→ **YOUR OBJECTIVE**:
Your task is to repeat only the lines from the one with "Recreate this image as a Python" through the one with "ax.plot([P(17, 0)[0], P(W, 0)[0]], [P(0, 55)[1]]", exactly as they stand, both ends included.

→ **AVAILABLE RECORDS**:
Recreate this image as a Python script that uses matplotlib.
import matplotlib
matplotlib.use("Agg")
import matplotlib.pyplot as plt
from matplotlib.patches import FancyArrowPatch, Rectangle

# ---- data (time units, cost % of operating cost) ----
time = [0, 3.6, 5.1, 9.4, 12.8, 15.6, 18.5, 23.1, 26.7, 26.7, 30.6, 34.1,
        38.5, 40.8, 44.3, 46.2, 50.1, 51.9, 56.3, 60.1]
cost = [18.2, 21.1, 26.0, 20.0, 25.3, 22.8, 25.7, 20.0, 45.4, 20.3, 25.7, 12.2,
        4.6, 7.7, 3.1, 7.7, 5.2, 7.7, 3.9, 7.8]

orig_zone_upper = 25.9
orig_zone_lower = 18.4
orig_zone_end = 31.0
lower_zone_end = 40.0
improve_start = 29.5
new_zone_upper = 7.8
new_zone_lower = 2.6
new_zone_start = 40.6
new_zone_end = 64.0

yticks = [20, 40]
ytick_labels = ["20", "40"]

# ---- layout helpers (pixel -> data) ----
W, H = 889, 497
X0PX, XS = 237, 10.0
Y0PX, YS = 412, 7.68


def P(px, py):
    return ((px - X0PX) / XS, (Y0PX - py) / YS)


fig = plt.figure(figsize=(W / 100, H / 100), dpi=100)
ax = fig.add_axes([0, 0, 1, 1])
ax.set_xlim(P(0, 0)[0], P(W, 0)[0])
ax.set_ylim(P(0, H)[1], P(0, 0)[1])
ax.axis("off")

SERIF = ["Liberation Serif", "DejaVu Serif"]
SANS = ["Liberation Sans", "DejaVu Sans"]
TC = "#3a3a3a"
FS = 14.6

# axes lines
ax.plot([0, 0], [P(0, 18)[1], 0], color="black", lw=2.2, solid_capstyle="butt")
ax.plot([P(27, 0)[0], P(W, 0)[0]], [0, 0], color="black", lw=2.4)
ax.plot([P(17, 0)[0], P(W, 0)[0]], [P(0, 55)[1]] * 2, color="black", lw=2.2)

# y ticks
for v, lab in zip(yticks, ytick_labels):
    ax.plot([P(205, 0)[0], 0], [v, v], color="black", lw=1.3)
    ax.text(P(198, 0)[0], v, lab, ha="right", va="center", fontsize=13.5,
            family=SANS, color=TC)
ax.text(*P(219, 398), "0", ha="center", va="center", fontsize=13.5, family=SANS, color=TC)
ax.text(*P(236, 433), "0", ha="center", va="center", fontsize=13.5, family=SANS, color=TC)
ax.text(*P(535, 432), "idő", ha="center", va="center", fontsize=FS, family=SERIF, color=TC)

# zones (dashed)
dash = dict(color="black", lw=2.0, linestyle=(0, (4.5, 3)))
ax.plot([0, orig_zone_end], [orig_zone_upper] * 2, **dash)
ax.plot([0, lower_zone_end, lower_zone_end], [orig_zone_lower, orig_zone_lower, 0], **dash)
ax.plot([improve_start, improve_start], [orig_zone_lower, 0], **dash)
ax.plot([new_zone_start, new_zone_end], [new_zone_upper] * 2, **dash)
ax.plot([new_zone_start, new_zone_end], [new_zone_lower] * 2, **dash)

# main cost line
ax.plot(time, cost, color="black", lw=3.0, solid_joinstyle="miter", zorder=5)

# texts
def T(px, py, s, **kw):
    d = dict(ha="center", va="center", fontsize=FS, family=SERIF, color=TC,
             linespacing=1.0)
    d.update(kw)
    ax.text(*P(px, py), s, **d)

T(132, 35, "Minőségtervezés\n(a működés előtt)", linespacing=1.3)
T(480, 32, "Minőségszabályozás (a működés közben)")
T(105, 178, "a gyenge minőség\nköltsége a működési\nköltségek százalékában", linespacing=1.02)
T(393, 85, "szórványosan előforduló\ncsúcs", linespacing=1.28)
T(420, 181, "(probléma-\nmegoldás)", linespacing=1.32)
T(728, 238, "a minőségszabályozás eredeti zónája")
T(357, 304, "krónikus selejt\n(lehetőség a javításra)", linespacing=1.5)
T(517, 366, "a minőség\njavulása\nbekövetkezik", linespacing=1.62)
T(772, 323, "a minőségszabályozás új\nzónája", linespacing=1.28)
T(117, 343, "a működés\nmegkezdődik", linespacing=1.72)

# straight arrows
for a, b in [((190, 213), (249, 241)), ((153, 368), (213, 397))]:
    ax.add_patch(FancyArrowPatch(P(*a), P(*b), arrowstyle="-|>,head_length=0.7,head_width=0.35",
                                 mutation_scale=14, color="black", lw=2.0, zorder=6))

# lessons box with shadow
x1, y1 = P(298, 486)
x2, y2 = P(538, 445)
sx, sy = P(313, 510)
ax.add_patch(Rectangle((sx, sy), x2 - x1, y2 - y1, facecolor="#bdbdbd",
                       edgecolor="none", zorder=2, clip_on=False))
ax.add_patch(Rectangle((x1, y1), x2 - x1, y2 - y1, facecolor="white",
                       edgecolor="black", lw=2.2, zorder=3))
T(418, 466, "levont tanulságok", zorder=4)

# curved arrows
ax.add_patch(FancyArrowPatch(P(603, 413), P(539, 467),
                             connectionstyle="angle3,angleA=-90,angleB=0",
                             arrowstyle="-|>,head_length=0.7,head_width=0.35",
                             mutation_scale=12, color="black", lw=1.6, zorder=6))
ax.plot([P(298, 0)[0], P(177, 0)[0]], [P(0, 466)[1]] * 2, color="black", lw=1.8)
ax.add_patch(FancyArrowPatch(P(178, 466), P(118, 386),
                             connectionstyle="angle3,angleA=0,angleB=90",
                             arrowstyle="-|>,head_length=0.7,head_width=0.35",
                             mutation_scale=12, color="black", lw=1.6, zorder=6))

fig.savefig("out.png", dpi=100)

==

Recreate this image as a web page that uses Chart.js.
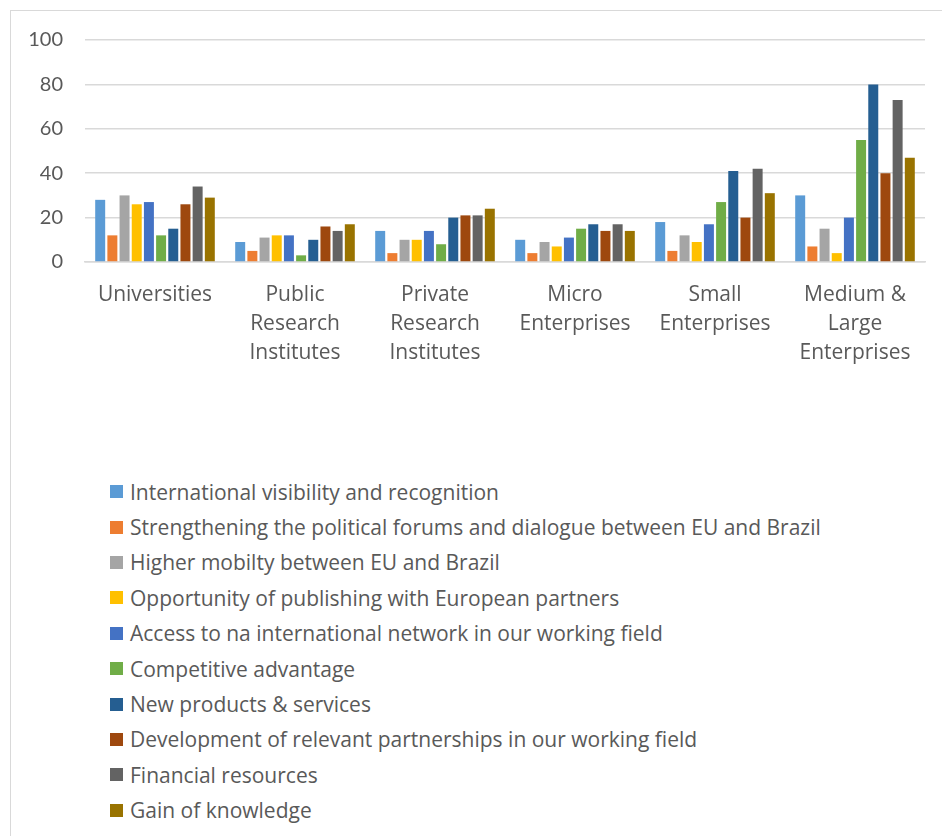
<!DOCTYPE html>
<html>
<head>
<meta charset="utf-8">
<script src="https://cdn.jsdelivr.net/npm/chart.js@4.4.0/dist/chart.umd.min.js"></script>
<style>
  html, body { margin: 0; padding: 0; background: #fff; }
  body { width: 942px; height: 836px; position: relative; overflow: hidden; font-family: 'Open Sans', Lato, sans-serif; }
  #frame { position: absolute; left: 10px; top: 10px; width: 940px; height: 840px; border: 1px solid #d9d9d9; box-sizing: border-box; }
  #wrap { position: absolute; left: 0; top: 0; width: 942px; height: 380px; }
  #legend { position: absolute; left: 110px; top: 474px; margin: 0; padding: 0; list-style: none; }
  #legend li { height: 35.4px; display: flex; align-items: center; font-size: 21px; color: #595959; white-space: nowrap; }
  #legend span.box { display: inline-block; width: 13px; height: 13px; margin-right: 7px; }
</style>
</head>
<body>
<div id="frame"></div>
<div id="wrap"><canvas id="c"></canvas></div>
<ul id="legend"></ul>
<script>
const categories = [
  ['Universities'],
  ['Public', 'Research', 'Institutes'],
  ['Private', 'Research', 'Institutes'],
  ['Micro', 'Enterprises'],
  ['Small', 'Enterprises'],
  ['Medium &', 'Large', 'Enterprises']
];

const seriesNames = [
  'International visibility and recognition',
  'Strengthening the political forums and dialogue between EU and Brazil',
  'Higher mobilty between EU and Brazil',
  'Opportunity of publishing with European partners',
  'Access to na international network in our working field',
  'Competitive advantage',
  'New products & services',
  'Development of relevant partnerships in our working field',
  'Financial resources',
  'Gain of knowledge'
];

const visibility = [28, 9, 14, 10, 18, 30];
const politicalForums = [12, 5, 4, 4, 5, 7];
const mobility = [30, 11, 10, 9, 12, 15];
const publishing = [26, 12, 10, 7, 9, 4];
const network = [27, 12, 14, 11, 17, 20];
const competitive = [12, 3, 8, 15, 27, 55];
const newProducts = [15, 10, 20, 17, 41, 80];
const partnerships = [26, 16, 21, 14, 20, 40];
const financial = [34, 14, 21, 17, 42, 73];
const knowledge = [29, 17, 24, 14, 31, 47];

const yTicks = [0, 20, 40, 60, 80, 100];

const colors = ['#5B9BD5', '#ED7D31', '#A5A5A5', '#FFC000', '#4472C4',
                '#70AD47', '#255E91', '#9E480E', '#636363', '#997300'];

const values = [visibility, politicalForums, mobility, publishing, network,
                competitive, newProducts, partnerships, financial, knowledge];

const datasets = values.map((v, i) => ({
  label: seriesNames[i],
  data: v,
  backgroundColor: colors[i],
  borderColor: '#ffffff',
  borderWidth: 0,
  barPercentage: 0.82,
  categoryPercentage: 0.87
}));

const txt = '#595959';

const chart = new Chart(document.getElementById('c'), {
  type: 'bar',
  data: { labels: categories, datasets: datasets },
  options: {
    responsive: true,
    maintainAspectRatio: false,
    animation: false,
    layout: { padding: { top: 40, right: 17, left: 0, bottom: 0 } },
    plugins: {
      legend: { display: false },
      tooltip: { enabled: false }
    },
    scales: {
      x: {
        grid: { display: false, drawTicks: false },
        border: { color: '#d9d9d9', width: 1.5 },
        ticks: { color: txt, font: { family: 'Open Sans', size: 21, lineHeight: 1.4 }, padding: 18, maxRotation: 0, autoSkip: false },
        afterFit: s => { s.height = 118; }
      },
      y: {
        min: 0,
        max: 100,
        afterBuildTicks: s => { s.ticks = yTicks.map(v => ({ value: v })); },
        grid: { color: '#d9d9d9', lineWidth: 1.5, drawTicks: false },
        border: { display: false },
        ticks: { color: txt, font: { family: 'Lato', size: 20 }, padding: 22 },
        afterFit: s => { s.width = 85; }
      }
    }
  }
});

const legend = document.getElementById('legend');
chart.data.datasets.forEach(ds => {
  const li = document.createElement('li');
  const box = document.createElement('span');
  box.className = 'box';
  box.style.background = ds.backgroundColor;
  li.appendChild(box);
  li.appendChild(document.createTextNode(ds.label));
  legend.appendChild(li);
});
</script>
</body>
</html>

→ **THE ANSWER**:
Recreate this image as a Python script that uses matplotlib.
import matplotlib
matplotlib.use("Agg")
import matplotlib.pyplot as plt
from matplotlib.patches import FancyArrowPatch, Rectangle

# ---- data (time units, cost % of operating cost) ----
time = [0, 3.6, 5.1, 9.4, 12.8, 15.6, 18.5, 23.1, 26.7, 26.7, 30.6, 34.1,
        38.5, 40.8, 44.3, 46.2, 50.1, 51.9, 56.3, 60.1]
cost = [18.2, 21.1, 26.0, 20.0, 25.3, 22.8, 25.7, 20.0, 45.4, 20.3, 25.7, 12.2,
        4.6, 7.7, 3.1, 7.7, 5.2, 7.7, 3.9, 7.8]

orig_zone_upper = 25.9
orig_zone_lower = 18.4
orig_zone_end = 31.0
lower_zone_end = 40.0
improve_start = 29.5
new_zone_upper = 7.8
new_zone_lower = 2.6
new_zone_start = 40.6
new_zone_end = 64.0

yticks = [20, 40]
ytick_labels = ["20", "40"]

# ---- layout helpers (pixel -> data) ----
W, H = 889, 497
X0PX, XS = 237, 10.0
Y0PX, YS = 412, 7.68


def P(px, py):
    return ((px - X0PX) / XS, (Y0PX - py) / YS)


fig = plt.figure(figsize=(W / 100, H / 100), dpi=100)
ax = fig.add_axes([0, 0, 1, 1])
ax.set_xlim(P(0, 0)[0], P(W, 0)[0])
ax.set_ylim(P(0, H)[1], P(0, 0)[1])
ax.axis("off")

SERIF = ["Liberation Serif", "DejaVu Serif"]
SANS = ["Liberation Sans", "DejaVu Sans"]
TC = "#3a3a3a"
FS = 14.6

# axes lines
ax.plot([0, 0], [P(0, 18)[1], 0], color="black", lw=2.2, solid_capstyle="butt")
ax.plot([P(27, 0)[0], P(W, 0)[0]], [0, 0], color="black", lw=2.4)
ax.plot([P(17, 0)[0], P(W, 0)[0]], [P(0, 55)[1]] * 2, color="black", lw=2.2)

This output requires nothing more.